だがビモータを興したリミニと隣接するサンマリノに、CRC(カジバ・リサーチ・センター)を率いる環境を与えられたタンブリーニにしてみれば、やらなければならない仕事はヤマほどあり、一刻も無駄にできないと日々開発とデザイン作業に没頭する毎日。
外部の喧騒などお構いなしに完成度を高めていくプロセスは、何かあれば改善を重ねていくのではなく、辿り着いたノウハウを反映させるため、根底から設計し直す徹底ぶりだったという。

彼にとって原点でもある、パーフェクトなハンドリングを得るためのエンジン位置やフレームの取り回しは、試行錯誤を重ねた結果として、各パーツが整然と隙間ない位置関係にある。
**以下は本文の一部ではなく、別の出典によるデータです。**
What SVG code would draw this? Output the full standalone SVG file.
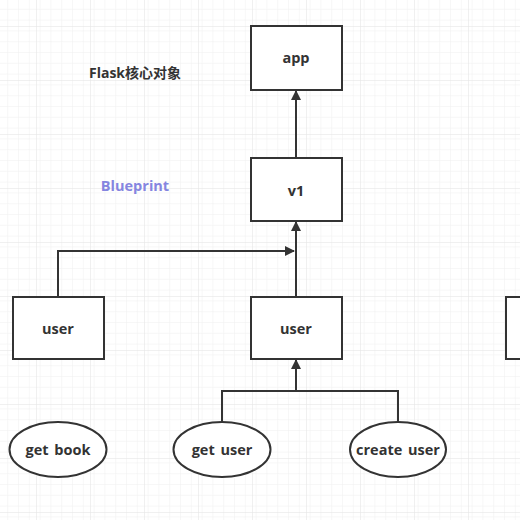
<svg xmlns="http://www.w3.org/2000/svg" width="520" height="520" viewBox="0 0 520 520">
<style>
.box{fill:#fff;stroke:#333;stroke-width:2}
.lbl{font-family:"Open Sans","Noto Sans CJK SC",sans-serif;font-weight:700;font-size:14.5px;fill:#333;text-anchor:middle;word-spacing:2px}
.conn{fill:none;stroke:#333;stroke-width:2}
</style>
<defs>
<pattern id="minor" x="36" y="26" width="10.8" height="10.8" patternUnits="userSpaceOnUse">
<path d="M0 0H10.8M0 0V10.8" fill="none" stroke="#efefef" stroke-width="1"/>
</pattern>
<pattern id="major" x="36" y="26" width="54" height="54" patternUnits="userSpaceOnUse">
<rect width="54" height="54" fill="url(#minor)"/>
<path d="M0 0H54M0 0V54" fill="none" stroke="#e2e2e2" stroke-width="1"/>
</pattern>
<marker id="arr" viewBox="0 0 10 10" refX="9" refY="5" markerWidth="5" markerHeight="5" orient="auto">
<path d="M0 0L10 5L0 10z" fill="#333"/>
</marker>
</defs>
<rect width="520" height="520" fill="#fff"/>
<rect width="520" height="520" fill="url(#major)"/>
<text class="lbl" x="135" y="78" style="font-size:14px">Flask核心对象</text>
<text class="lbl" x="135" y="191" style="fill:#8585e0;font-size:14.5px">Blueprint</text>
<g id="connectors">
<path class="conn" d="M296 158V91" marker-end="url(#arr)"/>
<path class="conn" d="M296 297V222" marker-end="url(#arr)"/>
<path class="conn" d="M58 297V251H294" marker-end="url(#arr)"/>
<path class="conn" d="M296 391V360" marker-end="url(#arr)"/>
<path class="conn" d="M222 422V391H398V422"/>
</g>
<g id="app"><rect class="box" x="251" y="26" width="91" height="64"/><text class="lbl" x="296" y="63">app</text></g>
<g id="v1"><rect class="box" x="251" y="158" width="91" height="63"/><text class="lbl" x="296" y="196">v1</text></g>
<g id="user-left"><rect class="box" x="13" y="297" width="91" height="62"/><text class="lbl" x="58" y="334">user</text></g>
<g id="user-mid"><rect class="box" x="251" y="297" width="91" height="62"/><text class="lbl" x="296" y="334">user</text></g>
<g id="user-right"><rect class="box" x="506" y="297" width="40" height="62"/></g>
<g id="get-book"><ellipse class="box" cx="58" cy="449.5" rx="48.5" ry="27.5"/><text class="lbl" x="58" y="455">get book</text></g>
<g id="get-user"><ellipse class="box" cx="222" cy="449.5" rx="48.5" ry="27.5"/><text class="lbl" x="222" y="455">get user</text></g>
<g id="create-user"><ellipse class="box" cx="398" cy="449.5" rx="48" ry="27.5"/><text class="lbl" x="398" y="455">create user</text></g>
</svg>
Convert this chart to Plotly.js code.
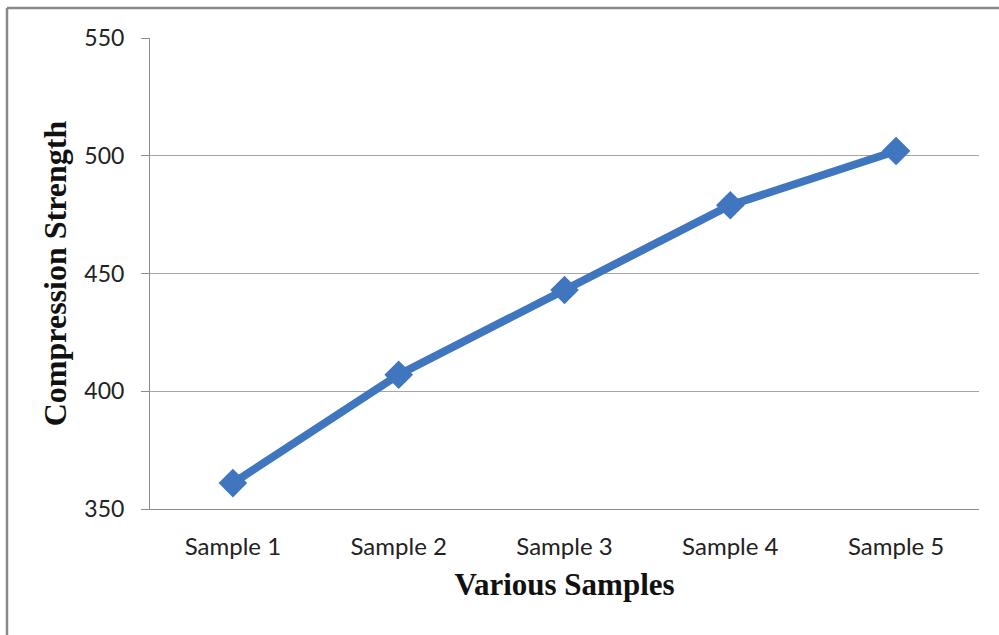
<!DOCTYPE html>
<html>
<head>
<meta charset="utf-8">
<script src="https://cdn.plot.ly/plotly-3.0.1.min.js"></script>
<style>
html,body{margin:0;padding:0;background:#fff;}
#chart{width:999px;height:635px;}
</style>
</head>
<body>
<div id="chart"></div>
<script>
const categories = ["Sample 1", "Sample 2", "Sample 3", "Sample 4", "Sample 5"];
const strength = [361, 407, 443, 479, 502];
const yTicks = [350, 400, 450, 500, 550];

const trace = {
  x: categories,
  y: strength,
  type: 'scatter',
  mode: 'lines+markers',
  line: {color: '#3f76bf', width: 8},
  marker: {symbol: 'diamond', size: 22, color: '#3f76bf'},
  hoverinfo: 'x+y'
};

const layout = {
  width: 999, height: 635,
  margin: {l: 150, r: 20, t: 38, b: 126},
  paper_bgcolor: '#ffffff',
  plot_bgcolor: '#ffffff',
  showlegend: false,
  xaxis: {
    type: 'category',
    range: [-0.5, 4.5],
    showgrid: false,
    showline: true, linecolor: '#8c8c8c', linewidth: 1,
    ticks: '',
    ticklabelstandoff: 16,
    tickfont: {family: 'Lato, "Open Sans", sans-serif', size: 24, color: '#222'},
    title: {text: 'Various Samples', standoff: 14,
      font: {family: '"Liberation Serif", "Times New Roman", serif', size: 31, color: '#111', weight: 'bold'}},
    zeroline: false
  },
  yaxis: {
    range: [350, 550],
    tickvals: yTicks,
    ticktext: yTicks.map(String),
    showgrid: true, gridcolor: '#a6a6a6', gridwidth: 1,
    showline: true, linecolor: '#8c8c8c', linewidth: 1,
    ticks: 'outside', ticklen: 8, tickcolor: '#8c8c8c',
    ticklabelstandoff: 12,
    tickfont: {family: 'Lato, "Open Sans", sans-serif', size: 23, color: '#222'},
    title: {text: 'Compression Strength', standoff: 8,
      font: {family: '"Liberation Serif", "Times New Roman", serif', size: 32, color: '#111', weight: 'bold'}},
    zeroline: false
  },
  shapes: [
    {type: 'line', xref: 'paper', yref: 'paper', x0: -143/829, x1: 1.1, y0: 1 + 30/471, y1: 1 + 30/471,
     line: {color: '#8a8a8a', width: 2.5}},
    {type: 'line', xref: 'paper', yref: 'paper', x0: -143/829, x1: -143/829, y0: 1 + 30/471, y1: -0.4,
     line: {color: '#8a8a8a', width: 2.5}}
  ]
};

Plotly.newPlot('chart', [trace], layout, {displayModeBar: false, staticPlot: true});
</script>
</body>
</html>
応力的にも配置の方向や必要な強度に沿ったレイアウトは、外装パーツを身に纏う前の段階でさえ、ため息の出る美しさを漂わせていた。
足周りやブレーキは、開発時に世界GPの頂点マシンで採用されていたメーカーに、量産することで妥協を余儀なくされるなら、コストは問わないのでワークスマシンと同一の仕様を納入するようにとオーダーしてくる、当時に受注側が戸惑った逸話も聞こえていた。
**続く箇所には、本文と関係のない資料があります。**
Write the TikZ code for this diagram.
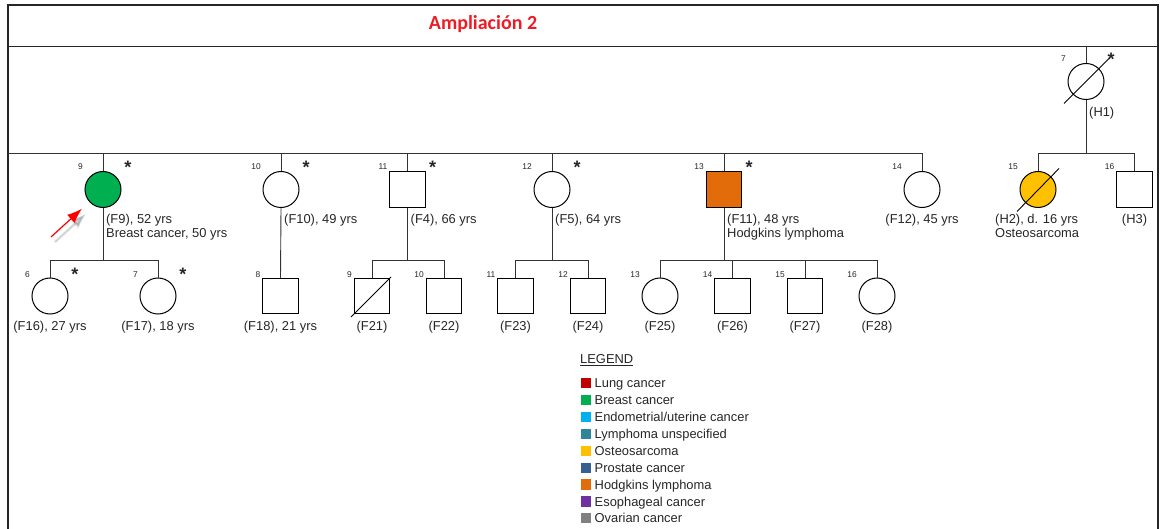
\documentclass[tikz,border=0pt]{standalone}
\usepackage{fontspec}
\setmainfont{Liberation Sans}
\newfontfamily\titlefont{Carlito}
\usetikzlibrary{arrows.meta}
\definecolor{lungc}{RGB}{192,0,0}
\definecolor{breastc}{RGB}{0,176,80}
\definecolor{endoc}{RGB}{0,176,240}
\definecolor{lymphc}{RGB}{49,133,155}
\definecolor{osteoc}{RGB}{255,192,0}
\definecolor{prostc}{RGB}{54,96,146}
\definecolor{hodgc}{RGB}{227,108,10}
\definecolor{esophc}{RGB}{112,48,160}
\definecolor{ovarc}{RGB}{128,128,128}
\definecolor{titlered}{RGB}{237,28,36}
\begin{document}
\begin{tikzpicture}[x=1pt,y=-1pt,
  fem/.style={circle,draw=black,line width=1pt,minimum size=36pt,inner sep=0pt},
  mal/.style={rectangle,draw=black,line width=1pt,minimum size=35.5pt,inner sep=0pt},
  pline/.style={draw=black!80,line width=0.9pt},
  frame/.style={draw=black!85,line width=1.3pt},
  dead/.style={draw=black,line width=0.9pt},
  lbl/.style={font=\fontsize{12.9}{14}\selectfont,inner sep=0pt,text=black!85},
  num/.style={font=\fontsize{8.4}{9}\selectfont,inner sep=0pt,anchor=base east,text=black!85},
  star/.style={font=\bfseries\fontsize{18}{18}\selectfont,inner sep=0pt,anchor=base,text=black!85},
  legsq/.style={rectangle,draw=none,minimum size=10.3pt,inner sep=0pt},
  ttl/.style={font=\titlefont\bfseries\fontsize{20}{24}\selectfont,text=titlered,inner sep=0pt}
]
\useasboundingbox (0,0) rectangle (1161,529);
% frame
\draw[frame] (8,530) -- (8,5) -- (1158,5) -- (1158,530);
\draw[frame] (8,46.7) -- (1158,46.7);
\node[ttl] (title) at (483,24.5) {Ampliación 2};

% generation line coordinates
\coordinate (hdr) at (1086,46.7);
\coordinate (g2) at (8,153);
\coordinate (g2end) at (922,153);
\coordinate (s3) at (0,260);

% Generation I
\node[fem] (H1) at (1086,81.5) {};
\draw[dead] ([shift={(-22,22)}]H1.center) -- ([shift={(23,-23)}]H1.center);
\node[num] (nH1) at (1066,62) {7};
\node[star] (sH1) at (1111,66) {*};
\node[lbl,anchor=base west] (lH1) at (1089,116.6) {(H1)};
\draw[pline] (hdr) -- (H1.north);

% Generation II
\node[fem,fill=breastc] (F9) at (103,189.5) {};
\node[fem] (F10) at (281,189.5) {};
\node[mal] (F4) at (407.5,189.5) {};
\node[fem] (F5) at (552,189.5) {};
\node[mal,fill=hodgc] (F11) at (724,189.5) {};
\node[fem] (F12) at (922,189.5) {};
\node[fem,fill=osteoc] (H2) at (1038,189.5) {};
\node[mal] (H3) at (1134.5,189.5) {};
\draw[dead] ([shift={(-21,22)}]H2.center) -- ([shift={(21,-21)}]H2.center);

\draw[pline] (g2) -- (g2end);
\foreach \n in {F9,F10,F4,F5,F11,F12} {\draw[pline] (\n.north) -- (\n.north |- g2);}
\draw[pline] (H1.south) -- (H1.south |- g2);
\draw[pline] (H2.north) -- (H2.north |- g2) -- (H3.north |- g2) -- (H3.north);

% numbers gen II
\node[num] (nF9) at (83,170) {9};
\node[num] (nF10) at (261,170) {10};
\node[num] (nF4) at (387.5,170) {11};
\node[num] (nF5) at (532,170) {12};
\node[num] (nF11) at (704,170) {13};
\node[num] (nF12) at (902,170) {14};
\node[num] (nH2) at (1018,170) {15};
\node[num] (nH3) at (1114.5,170) {16};
% stars gen II
\foreach \n/\x in {F9/128,F10/306,F4/432.5,F5/577,F11/749} {\node[star] (s\n) at (\x,174) {*};}

% labels gen II
\node[lbl,anchor=base west,align=left] (lF9) at (106,237.5) {(F9), 52 yrs\\Breast cancer, 50 yrs};
\node[lbl,anchor=base west] (lF10) at (284,223.5) {(F10), 49 yrs};
\node[lbl,anchor=base west] (lF4) at (410.5,223.5) {(F4), 66 yrs};
\node[lbl,anchor=base west] (lF5) at (555,223.5) {(F5), 64 yrs};
\node[lbl,anchor=base west,align=left] (lF11) at (727,237.5) {(F11), 48 yrs\\Hodgkins lymphoma};
\node[lbl,anchor=base] (lF12) at (922,223.5) {(F12), 45 yrs};
\node[lbl,anchor=base west,align=left] (lH2) at (995,237.5) {(H2), d. 16 yrs\\Osteosarcoma};
\node[lbl,anchor=base] (lH3) at (1134.5,223.5) {(H3)};

% Generation III
\node[fem] (F16) at (50,296) {};
\node[fem] (F17) at (158,296) {};
\node[mal] (F18) at (280.5,296) {};
\node[mal] (F21) at (372,296) {};
\node[mal] (F22) at (444,296) {};
\node[mal] (F23) at (515.5,296) {};
\node[mal] (F24) at (588,296) {};
\node[fem] (F25) at (660,296) {};
\node[mal] (F26) at (732.5,296) {};
\node[mal] (F27) at (805,296) {};
\node[fem] (F28) at (877,296) {};
\draw[dead] ([shift={(-21,21)}]F21.center) -- ([shift={(19,-19)}]F21.center);

% descent lines
\draw[pline] (F9.south) -- (F9.south |- s3);
\draw[pline] (F16.north) -- (F16.north |- s3) -- (F17.north |- s3) -- (F17.north);
\draw[pline] (F10.south) -- (F18.north);
\draw[pline] (F4.south) -- (F4.south |- s3);
\draw[pline] (F21.north) -- (F21.north |- s3) -- (F22.north |- s3) -- (F22.north);
\draw[pline] (F5.south) -- (F5.south |- s3);
\draw[pline] (F23.north) -- (F23.north |- s3) -- (F24.north |- s3) -- (F24.north);
\draw[pline] (F11.south) -- (F11.south |- s3);
\draw[pline] (F25.north) -- (F25.north |- s3) -- (F28.north |- s3) -- (F28.north);
\draw[pline] (F26.north) -- (F26.north |- s3);
\draw[pline] (F27.north) -- (F27.north |- s3);

% numbers gen III
\node[num] (nF16) at (30,277) {6};
\node[num] (nF17) at (138,277) {7};
\node[num] (nF18) at (260.5,277) {8};
\node[num] (nF21) at (352,277) {9};
\node[num] (nF22) at (424,277) {10};
\node[num] (nF23) at (495.5,277) {11};
\node[num] (nF24) at (568,277) {12};
\node[num] (nF25) at (640,277) {13};
\node[num] (nF26) at (712.5,277) {14};
\node[num] (nF27) at (785,277) {15};
\node[num] (nF28) at (857,277) {16};
\node[star] (sF16) at (75,280.5) {*};
\node[star] (sF17) at (183,280.5) {*};

% labels gen III
\node[lbl,anchor=base] (lF16) at (50,330.3) {(F16), 27 yrs};
\node[lbl,anchor=base] (lF17) at (158,330.3) {(F17), 18 yrs};
\node[lbl,anchor=base] (lF18) at (280.5,330.3) {(F18), 21 yrs};
\foreach \n in {F21,F22,F23,F24,F25,F26,F27,F28} {\node[lbl,anchor=base] (l\n) at ([yshift=-34.3pt]\n.center) {(\n)};}

% red arrow with soft shadow
\coordinate (arrT) at (51,237);
\begin{scope}[transform canvas={shift={(4pt,-5pt)}}]
\draw[-{Latex[length=17pt,width=13pt]},line width=3pt,black,opacity=0.06,shorten >=9pt] (arrT) -- (F9);
\draw[-{Latex[length=15pt,width=11pt]},line width=2pt,black,opacity=0.07,shorten >=10pt] (arrT) -- (F9);
\draw[-{Latex[length=13pt,width=9pt]},line width=1pt,black,opacity=0.07,shorten >=11pt] (arrT) -- (F9);
\end{scope}
\draw[-{Latex[length=15pt,width=11pt]},line width=1.2pt,red,shorten >=10pt] (arrT) -- (F9);

% legend
\node[lbl,anchor=base west] (legT) at (580,363.9) {\underline{LEGEND}};
\foreach \i/\c/\t in {1/lungc/Lung cancer,2/breastc/Breast cancer,3/endoc/Endometrial\slash uterine cancer,4/lymphc/Lymphoma unspecified,5/osteoc/Osteosarcoma,6/prostc/Prostate cancer,7/hodgc/Hodgkins lymphoma,8/esophc/Esophageal cancer,9/ovarc/Ovarian cancer} {
  \node[legsq,fill=\c] (k\i) at (585.8,{383.3+(\i-1)*16.875}) {};
  \node[lbl,anchor=base west] (t\i) at (594.5,{387.9+(\i-1)*16.875}) {\t};
}
\end{tikzpicture}
\end{document}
そしてこれら機能パーツを包み込むカウリングから燃料タンクにシートカウルまで、冷却や吸気など大事な機能を追求した結果が、フォルムや曲面にスリットを形成していて、デザインのため存在する部分はまったくない。
ブレーキやクラッチの油圧マスターシリンダー上のオイルカップを、ハンドルを切ったときスクリーン下のカウルと干渉しない特殊な形状をオーダーしたのも、この位置関係がレーシングマシンと市販車で最も異なるスポイルされる部分と一歩も引かなかったそうだ。

まさに人生で2度とないバイクをつくる、そんな決意に溢れた毎日だったという。
工房CRCのスタッフたちは、その日の仕事を終えて退出するとき、バイクの前で何かを想ってしゃがみ込むタンブリーニの姿に「きっと明日の朝に出社したときも、あのまま何か作業をしているに違いない」と確信して帰宅し、翌朝やはり思ったとおりだったと呆れ顔で語っていた。
カスティリオーニも、このまま彼が気の済むまで待っていたらいつまでもローンチできないと、そろそろ潮時とのチェッカーフラッグを通達したとのこと。
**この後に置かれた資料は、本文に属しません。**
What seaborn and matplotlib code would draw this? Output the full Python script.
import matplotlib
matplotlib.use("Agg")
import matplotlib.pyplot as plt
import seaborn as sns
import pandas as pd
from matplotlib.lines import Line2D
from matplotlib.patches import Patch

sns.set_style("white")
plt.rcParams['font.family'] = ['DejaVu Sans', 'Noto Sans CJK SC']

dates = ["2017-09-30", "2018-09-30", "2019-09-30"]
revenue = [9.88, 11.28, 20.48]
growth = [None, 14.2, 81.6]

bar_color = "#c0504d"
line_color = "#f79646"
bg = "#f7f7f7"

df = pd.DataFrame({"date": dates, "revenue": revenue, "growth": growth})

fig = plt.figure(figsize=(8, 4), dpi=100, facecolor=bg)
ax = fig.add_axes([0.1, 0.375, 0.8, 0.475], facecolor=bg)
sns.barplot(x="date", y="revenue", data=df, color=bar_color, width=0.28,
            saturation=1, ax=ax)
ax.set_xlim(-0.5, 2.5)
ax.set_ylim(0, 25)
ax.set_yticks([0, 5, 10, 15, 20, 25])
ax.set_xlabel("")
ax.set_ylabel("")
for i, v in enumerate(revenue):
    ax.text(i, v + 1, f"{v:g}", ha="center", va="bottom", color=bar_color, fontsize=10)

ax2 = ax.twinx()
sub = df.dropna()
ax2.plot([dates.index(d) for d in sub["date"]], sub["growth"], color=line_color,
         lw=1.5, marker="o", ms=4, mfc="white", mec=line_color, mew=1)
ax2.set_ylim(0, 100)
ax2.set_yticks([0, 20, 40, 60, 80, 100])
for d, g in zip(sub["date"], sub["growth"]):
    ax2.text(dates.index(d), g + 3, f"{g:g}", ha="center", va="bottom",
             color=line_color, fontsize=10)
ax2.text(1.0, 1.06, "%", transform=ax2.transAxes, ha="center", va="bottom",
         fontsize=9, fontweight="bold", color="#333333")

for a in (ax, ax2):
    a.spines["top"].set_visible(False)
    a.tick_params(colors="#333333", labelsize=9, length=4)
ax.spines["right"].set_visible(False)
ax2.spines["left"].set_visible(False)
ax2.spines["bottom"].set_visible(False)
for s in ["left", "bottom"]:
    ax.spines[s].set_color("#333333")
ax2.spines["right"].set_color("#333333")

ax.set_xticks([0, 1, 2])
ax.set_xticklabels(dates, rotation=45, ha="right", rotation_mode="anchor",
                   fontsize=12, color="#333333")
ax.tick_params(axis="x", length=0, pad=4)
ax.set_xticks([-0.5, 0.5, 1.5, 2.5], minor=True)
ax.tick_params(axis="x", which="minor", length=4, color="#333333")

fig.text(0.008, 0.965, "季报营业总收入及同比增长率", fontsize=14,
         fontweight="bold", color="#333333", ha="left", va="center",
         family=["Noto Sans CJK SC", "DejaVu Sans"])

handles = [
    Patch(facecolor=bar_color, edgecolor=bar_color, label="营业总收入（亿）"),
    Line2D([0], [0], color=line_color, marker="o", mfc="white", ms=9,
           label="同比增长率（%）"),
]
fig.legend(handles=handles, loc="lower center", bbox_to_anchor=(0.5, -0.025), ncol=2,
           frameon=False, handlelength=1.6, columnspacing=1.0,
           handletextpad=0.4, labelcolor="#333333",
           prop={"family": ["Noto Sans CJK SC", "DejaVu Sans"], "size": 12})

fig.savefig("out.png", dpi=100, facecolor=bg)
世界のジャーナリストを集めた発表試乗会は、モンツァだった。
初めて実車を目の当たりしたときの衝撃は、いまも言葉にするのをためらわせる異次元のもので、忘れられるものではない。

身体が触れる燃料タンクの曲面は、バイク好きなら撫で回したくなるデリケートでツルリとした感触。
どこをとってみても、見慣れたレーシングマシンの典型的なカタチに近いのだが、斬新さと美しさで眺めている満足度の高さは経験したことのないものだった。

極めつきは走り出してから。高速のカーブのままハードブレーキングでコーナリングへ深くバンクする、リーンアングルで前輪のアンダー度合いが変わっていくシチュエーションで、まさにGPマシンだけで経験できる一定のステア特性が維持されるのを知ったときの驚きといったらない。

そうした最高の評価を彼に伝えたときの満足そうな表情は、いまも心に刻まれたままだ。
ひとりの趣味のアマチュアレーサーが、世界GP転戦でプロのテクノロジーを磨き、最高のプレミアムなマシンを生み出そうとする意欲を育み、ありったけを注ぎ込んで珠玉の作品を世に送り出した「好きという情熱勝負」こそ、MVアグスタを復活させ一切の妥協を辞さないマシン創りに結びついているのは明らかだった。

タンブリーニやカスティリオーニ亡きいまも、マイノリティなスペシャルマシンを生み出す工房としてのバレーゼ工場に宿るマインドは変わらない。
徐々に再々復活への狼煙が上がるようで、そのメジャーなブランドには決してない、熱き感性の塊りへの期待が高まる。